Patricia Timmons can’t afford to offer health insurance to the 12 employees of her water-treatment company — it’s just too expensive. But, she is able to pay for each employee to have a health card to help defray their medical and insurance costs.
Since January, Timmons, president of US Water Systems in Indianapolis, has been depositing about $120 per month into each worker’s health account, which is linked to a debit card that the employee can use at doctors’ offices, hospitals, and pharmacies, as well as to cover co-pays and deductibles.
“Our employees really like it,” says Timmons. “It isn’t health insurance, but it helps… About half our employees have little kids, and they get sick a lot.” Timmons pays the $5-per-card monthly debit card maintenance fee for her employees, so that they have no out-of-pocket expenses.
Timmons uses Intuit’s Health Debit Card service and pays the $5-per-card monthly maintenance fee for her employees, so that they have no out-of-pocket expenses.
Employees can roll over savings from year to year, but can’t take it with them when they leave the company. They also can’t spend more than is in their accounts.
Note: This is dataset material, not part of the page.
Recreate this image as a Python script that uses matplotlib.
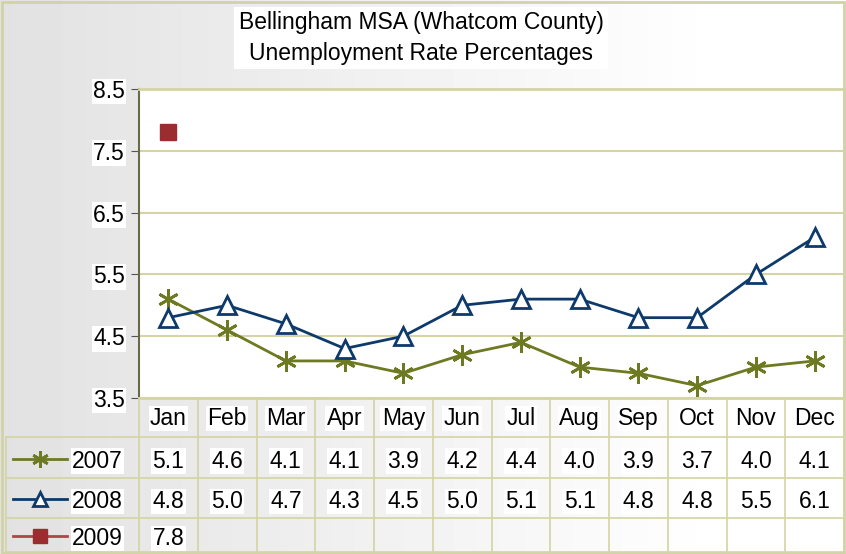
import matplotlib.pyplot as plt
import matplotlib.transforms as mtrans
import numpy as np

months = ['Jan', 'Feb', 'Mar', 'Apr', 'May', 'Jun', 'Jul', 'Aug', 'Sep', 'Oct', 'Nov', 'Dec']
years = ['2007', '2008', '2009']
rate_2007 = [5.1, 4.6, 4.1, 4.1, 3.9, 4.2, 4.4, 4.0, 3.9, 3.7, 4.0, 4.1]
rate_2008 = [4.8, 5.0, 4.7, 4.3, 4.5, 5.0, 5.1, 5.1, 4.8, 4.8, 5.5, 6.1]
rate_2009 = [7.8]
yticks = [3.5, 4.5, 5.5, 6.5, 7.5, 8.5]

plt.rcParams['font.family'] = ['Liberation Sans', 'DejaVu Sans']
FS = 16.5

W, H = 846, 554
fig = plt.figure(figsize=(W / 100, H / 100), dpi=100)

# gradient background (grey on the left fading to white)
bg = fig.add_axes([0, 0, 1, 1], zorder=-10)
grad = np.clip(np.linspace(0.885, 1.02, 256), 0, 1)
bg.imshow(np.tile(grad, (10, 1)), cmap='gray', vmin=0, vmax=1, aspect='auto', extent=[0, 1, 0, 1])
bg.set_xlim(0, 1)
bg.set_ylim(0, 1)
bg.axis('off')
fig.patches.append(plt.Rectangle((0.002, 0.002), 0.996, 0.994, transform=fig.transFigure,
                                 fill=False, ec='#d2d2a8', lw=2))

grid_c = '#d4d4a4'
c07, c08, c09 = '#6e7a22', '#0d3a6b', '#9b2c30'

left, right, top, bottom = 139, 844, 89, 398
ax = fig.add_axes([left / W, 1 - bottom / H, (right - left) / W, (bottom - top) / H])
ax.set_facecolor('white')
x = np.arange(len(months))
ax.plot(x, rate_2007, color=c07, lw=2, marker=(6, 2, 0), ms=15, mew=2, zorder=3)
ax.plot(x, rate_2008, color=c08, lw=2, marker='^', ms=13, mew=2, mfc='white', zorder=3)
ax.plot(x[:len(rate_2009)], rate_2009, color=c09, lw=2, marker='s', ms=12, zorder=4, ls='none')

ax.set_xlim(-0.5, len(months) - 0.5)
ax.set_ylim(3.5, 8.5)
ax.set_yticks(yticks)
ax.set_yticklabels([f'{v:.1f}' for v in yticks], fontsize=FS,
                   bbox=dict(fc='white', ec='none', pad=1))
ax.set_xticks([])
ax.tick_params(axis='y', length=6, color='#555555', pad=4)
ax.grid(axis='y', color=grid_c, lw=1.5)
for s in ['top', 'right', 'bottom']:
    ax.spines[s].set_color(grid_c)
    ax.spines[s].set_linewidth(2)
ax.spines['left'].set_color('#6a6a4a')
ax.spines['left'].set_linewidth(1.5)

# title
fig.text(421 / W, 1 - 38 / H, 'Bellingham MSA (Whatcom County)\nUnemployment Rate Percentages',
         ha='center', va='center', fontsize=FS, linespacing=1.4,
         bbox=dict(fc='white', ec='none', pad=3))

# data table below the axes
row_edges = [398, 437, 478, 518, 552]
tr = mtrans.blended_transform_factory(ax.transData, fig.transFigure)
def fy(py):
    return 1 - py / H

table_lines = dict(color=grid_c, lw=1.2, transform=fig.transFigure, clip_on=False)
for py in row_edges[1:]:
    fig.add_artist(plt.Line2D([6 / W, right / W], [fy(py), fy(py)], **table_lines))
fig.add_artist(plt.Line2D([6 / W, 6 / W], [fy(row_edges[1]), fy(row_edges[-1])], **table_lines))
for i in range(len(months) + 1):
    xx = i - 0.5
    fig.add_artist(plt.Line2D([xx, xx], [fy(row_edges[0]), fy(row_edges[-1])],
                              color=grid_c, lw=1.2, transform=tr, clip_on=False))

def cy(r, off=0):
    return fy((row_edges[r] + row_edges[r + 1]) / 2 + off)

for i, m in enumerate(months):
    fig.text(i, cy(0, 1), m, transform=tr, ha='center', va='center', fontsize=FS,
             bbox=dict(fc='white', ec='none', pad=1))

rows = [rate_2007, rate_2008, rate_2009]
line_cols = [c07, c08, '#b04448']
styles = [dict(color=c07, marker=(6, 2, 0), ms=12, mew=2),
          dict(color=c08, marker='^', ms=10, mew=2, mfc='white'),
          dict(color=c09, marker='s', ms=10)]
for r, (yr, vals, st, lc) in enumerate(zip(years, rows, styles, line_cols)):
    y_mark = cy(r + 1, 1)
    y = cy(r + 1, 3.5)
    fig.add_artist(plt.Line2D([13 / W, 67 / W], [y_mark, y_mark], lw=2, color=lc,
                              transform=fig.transFigure))
    fig.add_artist(plt.Line2D([40 / W], [y_mark], lw=0, transform=fig.transFigure, **st))
    fig.text(72 / W, y, yr, ha='left', va='center', fontsize=FS,
             bbox=dict(fc='white', ec='none', pad=1))
    for i, v in enumerate(vals):
        fig.text(i, y, f'{v:.1f}', transform=tr, ha='center', va='center', fontsize=FS,
                 bbox=dict(fc='white', ec='none', pad=1))

fig.savefig('out.png', dpi=100)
Cards like Timmons is using are not the same as medical credit cards. These cards, such as GE’s CareCredit and Citi’s Health Card, let users charge health care expenses interest-free for a certain period of time, usually three or six months. If the user can’t pay off the balance by then, interest rates start to apply — and that’s when the trouble begins.
Melissa Whittaker is a consumer credit educator in Georgia who herself got into trouble with GE’s card when, as a “dumb college student,” she needed her wisdom teeth extracted. She charged the bill using a health credit card, then didn’t pay it off during the no-interest period — and wound up spending far more than she expected in high interest rates. This is why medical credit cards are frowned upon by credit counselors: it’s too easy to wind up in debt.
“I favor the cards attached to flexible spending accounts and health savings accounts more than medical credit card plans because there is less of a chance for people to dig themselves into a huge financial hole,” says Ciro J. Giue, agency development manager for Colonial Life in Kinnelon, New Jersey. This simple feature, says Whittaker, makes health debit cards “a healthier option than the health care credit cards.”